Mira Murati Just Raised $2 Billion—And Changed the Game for Female Founders

In today’s update: a possible EU-Trump trade shift, a big win for the Lionesses, and Mira Murati’s mind-blowing $2 billion seed round—rewriting the rules for women in tech.

Mira Murati Just Raised $2 Billion—And Changed the Game for Female Founders


– Against all odds.

Earlier this month, Mira Murati’s new company, Thinking Machines Lab, confirmed what the rumor mill had been buzzing about: they’ve raised a staggering $2 billion in seed funding at a $12 billion valuation.

Yes, you read that right. It’s the largest seed round ever in startup and venture capital history. It’s been widely reported—but one crucial angle hasn’t received enough attention: how unlikely this was, and how deeply it matters, especially for women founders.

Murati isn’t just another startup founder. She’s the Albania-born former CTO of OpenAI, a key figure behind the creation of ChatGPT, and someone who helped spark the generative AI movement we’re living in now. When she left OpenAI earlier this year, the industry knew something big was coming—but few expected this.

And while Thinking Machines hasn’t revealed much yet, insiders say Murati is assembling a next-gen AI company that’s aiming to solve some of humanity’s most urgent problems—climate change, diseases, inequality. The vision? To break the AI bubble and bring experts from other fields—science, healthcare, policy—into the fold before it’s too late and AI becomes a runaway train. Her company isn’t just building models; it’s building bridges.

But Murati is also stepping onto a battlefield already crowded with giants like OpenAI, Anthropic, and Google—teams that have years of a head start.

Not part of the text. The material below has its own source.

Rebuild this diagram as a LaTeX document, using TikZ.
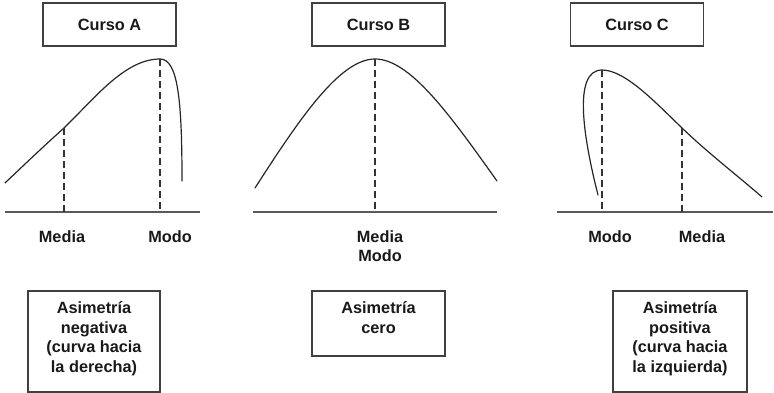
\documentclass[tikz,border=0pt]{standalone}
\usepackage{fontspec}
\setmainfont{Liberation Sans}
\newcommand\lblfont{\fontsize{16.3}{19.5}\selectfont\bfseries}
\begin{document}
\begin{tikzpicture}[x=1pt,y=-1pt,
  curve/.style={line width=1.2pt, draw=black!85, line cap=round},
  guide/.style={line width=1.1pt, draw=black!80, dash pattern=on 7pt off 4pt},
  axis/.style={line width=1.5pt, draw=black!65},
  titlebox/.style={draw=black!75, line width=1.2pt, minimum width=133pt, minimum height=43pt, inner sep=0pt, font=\lblfont, text=black!90},
  infobox/.style={draw=black!75, line width=1.2pt, inner sep=0pt},
  lbl/.style={font=\lblfont, inner sep=0pt, text=black!90},
  infotext/.style={lbl, align=center, anchor=north},
]
\useasboundingbox (0,0) rectangle (774,393);

% title boxes
\node[titlebox] (tA) at (109.5,24.5) {Curso A};
\node[titlebox] (tB) at (378.5,24.5) {Curso B};
\node[titlebox] (tC) at (637,24.5) {Curso C};

% ---------- Curso A ----------
\coordinate (aL) at (5,212);
\coordinate (aR) at (200,212);
\coordinate (aS) at (5,183);
\coordinate (aMe) at (64,128);
\coordinate (aMo) at (160,59);
\coordinate (aE) at (182,181);
\draw[axis] (aL) -- (aR);
\draw[curve] (aS) .. controls (25,164) and (45,145) .. (aMe)
  .. controls (95,98) and (125,59) .. (aMo)
  .. controls (178,59) and (182,100) .. (aE);
\draw[guide] (aMe) -- (aMe |- aL);
\draw[guide] (aMo) -- (aMo |- aL);
\node[lbl] (lAme) at (62,237) {Media};
\node[lbl] (lAmo) at (170,237) {Modo};

% ---------- Curso B ----------
\coordinate (bL) at (253,212);
\coordinate (bR) at (497,212);
\coordinate (bS) at (255,188);
\coordinate (bP) at (375,59);
\coordinate (bE) at (497,181);
\draw[axis] (bL) -- (bR);
\draw[curve] (bS) .. controls (300,118) and (340,59) .. (bP)
  .. controls (410,59) and (450,115) .. (bE);
\draw[guide] (bP) -- (bP |- bL);
\node[lbl] (lBme) at (380,237) {Media};
\node[lbl] (lBmo) at (380,256) {Modo};

% ---------- Curso C ----------
\coordinate (cL) at (557,212);
\coordinate (cR) at (773,212);
\coordinate (cS) at (598,195);
\coordinate (cMo) at (602,70);
\coordinate (cMe) at (682,128);
\coordinate (cE) at (762,197);
\draw[axis] (cL) -- (cR);
\draw[curve] (cS) .. controls (584,140) and (572,70) .. (cMo)
  .. controls (625,70) and (655,102) .. (cMe)
  .. controls (708,153) and (738,176) .. (cE);
\draw[guide] (cMo) -- (cMo |- cL);
\draw[guide] (cMe) -- (cMe |- cL);
\node[lbl] (lCmo) at (610,237) {Modo};
\node[lbl] (lCme) at (702,237) {Media};

% ---------- info boxes ----------
\node[infobox, minimum width=132pt, minimum height=101pt] (iA) at (94,341.5) {};
\node[infotext] (txA) at ([yshift=-11pt]iA.north) {Asimetría\\negativa\\(curva hacia\\la derecha)};
\node[infobox, minimum width=133pt, minimum height=65pt] (iB) at (378.5,323.5) {};
\node[infotext] (txB) at ([yshift=-11pt]iB.north) {Asimetría\\cero};
\node[infobox, minimum width=134pt, minimum height=101pt] (iC) at (680,341.5) {};
\node[infotext] (txC) at ([yshift=-11pt]iC.north) {Asimetría\\positiva\\(curva hacia\\la izquierda)};
\end{tikzpicture}
\end{document}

That’s where the $2 billion comes in: compute, talent, and time are expensive, and she’ll need all three.

Still, the funding itself is historic. Consider this: last year, startups with at least one woman on the founding team raised $38 billion—but those founded solely by women? Just 2.1% of total VC dollars. That’s $3.7 billion across roughly 800 deals. And here’s Murati—raising more than half that, alone, in a single round.

A recent report by Female Founders Fund and Inc. makes the contrast even clearer. Despite receiving far less funding, women-led startups tend to do more with less—bringing in 78 cents of revenue per dollar raised, compared to just 31 cents for their male-led counterparts. They’re not just catching up—they’re outperforming.

So what happens when you do give a woman founder $2 billion? And not just any founder—a generational talent who’s already helped shape the future once?

The investor list reads like a who’s who of tech: Accel, AMD, Cisco, Jane Street, Nvidia, and ServiceNow. Of course, they’re betting on a return. But this story is about more than valuation. It’s about what happens when capital meets purpose—and when a woman finally gets a seat at the biggest table.

Murati’s success is more than a milestone—it’s a signal. To every ambitious woman watching from the sidelines, and every underestimated founder building in the shadows: what once seemed impossible is now very, very real.